個人的に、ソラコムのM&Aで興味深いのは玉川氏が社員全員にストックオプションを配布したという点です。

 

「我々の場合、少人数で価値の高いプラットフォームを作ろうとしていて、それは経験の浅いエンジニアだけではできないことだ。15年以上の経験・実績があって、サーバ側もアプリ側も分かるような、いわゆるフルスタックと呼ばれるようなエンジニアに入ってもらってやってきた。そうすると、きちっとした待遇でストックオプションも出してやりたいな、と。結果的にはそれがよかったと思う」(玉川氏)

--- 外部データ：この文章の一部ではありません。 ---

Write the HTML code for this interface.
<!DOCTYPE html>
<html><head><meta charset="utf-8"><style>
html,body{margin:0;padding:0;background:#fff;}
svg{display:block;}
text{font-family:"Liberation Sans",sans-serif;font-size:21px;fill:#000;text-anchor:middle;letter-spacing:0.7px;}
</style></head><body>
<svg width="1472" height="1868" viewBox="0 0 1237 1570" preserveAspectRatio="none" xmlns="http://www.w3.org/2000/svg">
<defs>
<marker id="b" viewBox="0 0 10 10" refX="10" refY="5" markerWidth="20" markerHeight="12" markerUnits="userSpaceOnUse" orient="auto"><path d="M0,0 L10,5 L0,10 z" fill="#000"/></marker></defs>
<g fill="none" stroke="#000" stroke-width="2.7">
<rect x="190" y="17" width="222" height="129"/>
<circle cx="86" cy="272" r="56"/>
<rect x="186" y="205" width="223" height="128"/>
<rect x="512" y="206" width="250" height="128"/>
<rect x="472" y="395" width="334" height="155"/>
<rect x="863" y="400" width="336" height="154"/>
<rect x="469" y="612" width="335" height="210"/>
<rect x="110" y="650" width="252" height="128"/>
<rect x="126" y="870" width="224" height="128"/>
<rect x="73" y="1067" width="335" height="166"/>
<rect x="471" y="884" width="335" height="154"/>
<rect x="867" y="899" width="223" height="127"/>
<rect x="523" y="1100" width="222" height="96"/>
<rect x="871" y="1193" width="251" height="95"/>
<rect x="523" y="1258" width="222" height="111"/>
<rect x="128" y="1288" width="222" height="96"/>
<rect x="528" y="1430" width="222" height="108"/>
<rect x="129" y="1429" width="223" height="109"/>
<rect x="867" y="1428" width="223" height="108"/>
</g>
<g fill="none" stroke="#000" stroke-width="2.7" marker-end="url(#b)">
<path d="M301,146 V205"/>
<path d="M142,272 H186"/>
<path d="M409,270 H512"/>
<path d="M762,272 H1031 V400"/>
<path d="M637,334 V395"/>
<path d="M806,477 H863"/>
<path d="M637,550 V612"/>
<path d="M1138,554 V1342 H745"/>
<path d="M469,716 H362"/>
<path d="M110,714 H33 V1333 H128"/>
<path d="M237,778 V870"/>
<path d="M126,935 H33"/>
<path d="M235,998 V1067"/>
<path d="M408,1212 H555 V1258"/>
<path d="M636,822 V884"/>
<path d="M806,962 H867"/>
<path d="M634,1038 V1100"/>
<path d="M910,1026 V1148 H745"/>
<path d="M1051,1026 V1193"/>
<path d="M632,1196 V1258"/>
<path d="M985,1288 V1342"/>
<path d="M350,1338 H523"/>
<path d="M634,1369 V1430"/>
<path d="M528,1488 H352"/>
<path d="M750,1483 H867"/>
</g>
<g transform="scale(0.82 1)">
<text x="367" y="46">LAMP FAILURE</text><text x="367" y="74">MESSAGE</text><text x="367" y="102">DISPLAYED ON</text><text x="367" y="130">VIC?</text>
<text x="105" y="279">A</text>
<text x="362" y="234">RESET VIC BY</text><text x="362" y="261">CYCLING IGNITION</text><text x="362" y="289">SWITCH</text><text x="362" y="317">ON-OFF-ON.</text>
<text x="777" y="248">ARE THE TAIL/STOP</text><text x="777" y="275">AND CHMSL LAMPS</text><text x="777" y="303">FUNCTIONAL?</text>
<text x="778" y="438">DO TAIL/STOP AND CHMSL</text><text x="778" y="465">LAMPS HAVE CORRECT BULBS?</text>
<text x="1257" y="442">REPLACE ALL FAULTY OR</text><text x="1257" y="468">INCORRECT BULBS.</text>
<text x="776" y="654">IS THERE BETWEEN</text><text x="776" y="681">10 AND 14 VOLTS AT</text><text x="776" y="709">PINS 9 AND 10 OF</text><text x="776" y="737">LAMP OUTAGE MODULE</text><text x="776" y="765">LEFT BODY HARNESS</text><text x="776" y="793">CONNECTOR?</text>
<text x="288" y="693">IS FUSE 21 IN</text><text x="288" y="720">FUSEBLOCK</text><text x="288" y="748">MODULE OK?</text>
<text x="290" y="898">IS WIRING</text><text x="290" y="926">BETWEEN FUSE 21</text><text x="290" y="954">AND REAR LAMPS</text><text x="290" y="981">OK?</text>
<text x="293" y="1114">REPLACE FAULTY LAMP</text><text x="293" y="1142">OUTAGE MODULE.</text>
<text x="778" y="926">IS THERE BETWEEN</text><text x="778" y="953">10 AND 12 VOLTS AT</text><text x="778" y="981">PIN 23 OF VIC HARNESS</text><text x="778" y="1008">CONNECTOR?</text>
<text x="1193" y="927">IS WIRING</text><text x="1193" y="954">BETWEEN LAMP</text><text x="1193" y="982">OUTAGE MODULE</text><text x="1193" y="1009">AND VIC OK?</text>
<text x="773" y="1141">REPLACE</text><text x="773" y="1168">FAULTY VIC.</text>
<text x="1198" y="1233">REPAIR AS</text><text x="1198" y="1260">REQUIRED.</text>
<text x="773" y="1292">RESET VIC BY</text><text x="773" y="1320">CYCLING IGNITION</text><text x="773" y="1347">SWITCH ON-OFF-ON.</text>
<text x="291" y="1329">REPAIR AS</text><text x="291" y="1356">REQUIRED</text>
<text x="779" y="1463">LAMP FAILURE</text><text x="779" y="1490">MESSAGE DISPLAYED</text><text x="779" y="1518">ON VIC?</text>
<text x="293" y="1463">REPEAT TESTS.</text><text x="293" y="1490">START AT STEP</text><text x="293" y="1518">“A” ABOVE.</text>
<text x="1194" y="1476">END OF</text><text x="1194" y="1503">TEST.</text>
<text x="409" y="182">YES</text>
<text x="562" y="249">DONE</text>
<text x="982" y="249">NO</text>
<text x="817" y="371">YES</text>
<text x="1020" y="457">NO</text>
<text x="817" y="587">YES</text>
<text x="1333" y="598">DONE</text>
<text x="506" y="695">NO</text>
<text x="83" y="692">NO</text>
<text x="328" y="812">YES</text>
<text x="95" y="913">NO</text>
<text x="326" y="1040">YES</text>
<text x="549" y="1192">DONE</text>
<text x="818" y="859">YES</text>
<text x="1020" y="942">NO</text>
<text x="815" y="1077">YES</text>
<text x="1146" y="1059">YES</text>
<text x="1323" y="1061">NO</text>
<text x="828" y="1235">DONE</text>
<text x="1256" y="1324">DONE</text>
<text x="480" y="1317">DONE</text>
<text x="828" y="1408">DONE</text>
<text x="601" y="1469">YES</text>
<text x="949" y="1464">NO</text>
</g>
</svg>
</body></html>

出典:ソラコム玉川氏が語る起業、KDDIによる大型M&AとIoT通信の未来

 

通常M&Aの場合、一部のメンバーだけがリターンを得ることが多いため、売却後もらえなかったメンバーが辞めてしまうことが多いです。今回のディールの場合、全員がストックオプションを保有していたため、買収後エンジニアメンバーが欠けにくいということも買収金額に反映されたのではないかと憶測しています。

 

●お金のデザイン、シンプレクスの子会社を株式交換で買収

 

ロボアドバイザー「THEO」を運営するお金のデザインがシンプレクスの子会社である独自開発の資産運用業務プラットフォームを保有するリオシーを株式交換で買収しました。未上場企業が株式交換で会社を買収することは稀なので、印象に残ったディールです。ロボアドバイザー自体フィンテックの本命であり、PERも非常に高い領域のためできたのではないかと考えます。

peing質問箱をスピード買収したジラフ

●マネーフォワード、アナログデータスキャンのクラビスを買収

 

クラビスが提供するクラウド記帳ソフト『STREAMED』は、領収書や請求書などアナログデータをスキャンするだけで1営業日以内に会計データに変換できるプロダクトです。MFクラウドと連携がイメージしやすい企業と言えるでしょう。

 

印象に残った理由としては、上場後、約1ヶ月後のディールだったということです。上場後守りに入らず攻めの姿勢を株式市場にアピールしたM&Aだったのではないでしょうか。買収金額は8億円というところも攻めのディールだと考えます。目論見書時点では26億円の現預金があり、公募による調達額15億円を合わせて約40億円の中から捻出できたのも、SaaSビジネスによる安定的な営業CFのヨミがあったからでしょう。

 

ちなみにM&Aについて詳しくプレスリリースを出しているのもコーポレート部門の強さを感じさせます。

参考資料:株式会社クラビスのグループ会社化について

 

●ヒカカクを運営するジラフ、peing質問箱をスピード買収

 

買取価格比較サイト「ヒカカク」を運営するジラフが、peing質問箱を交渉から二日で契約締結とスピード感のあるディールです。上場を目指すスタートアップが買収をするというのは稀な例です。にも関わらず交渉から二日で買収を決定できた既存株主とリレーションシップは目を見張るものがあります。事業開発責任者と強い管理部門がないとPMIは難しいので、未上場でその体制を構築できている組織は珍しいと思いました。

 

●メルカリによる競合ブクマ創業者のアクハイアリング

 

メルカリが競合の本のC to Cサービス「ブクマ」を買収しました。買収金額は非公開で、ブクマの創業者であるLabit CEOの鶴田浩之氏もソウゾウ執行役員に就任しています。メルカリも、GREEの元CFO青柳氏やWeb Pay CTOの曾川氏といったベンチャー界の重鎮を集めています。

 

印象に残ったのは、スタートアップを経営する者としてこのようなディールもあることも頭に入れておかなければと思ったからです。

 

追記:ブクマは、読書メーターを運営するカドカワの子会社トリスタがLabitから事業譲受したようです。時系列としては、鶴田氏がメルカリに入社が発表後、このディールが執り行われたようです。メルカリとしては、鶴田氏が入社しただけのようです。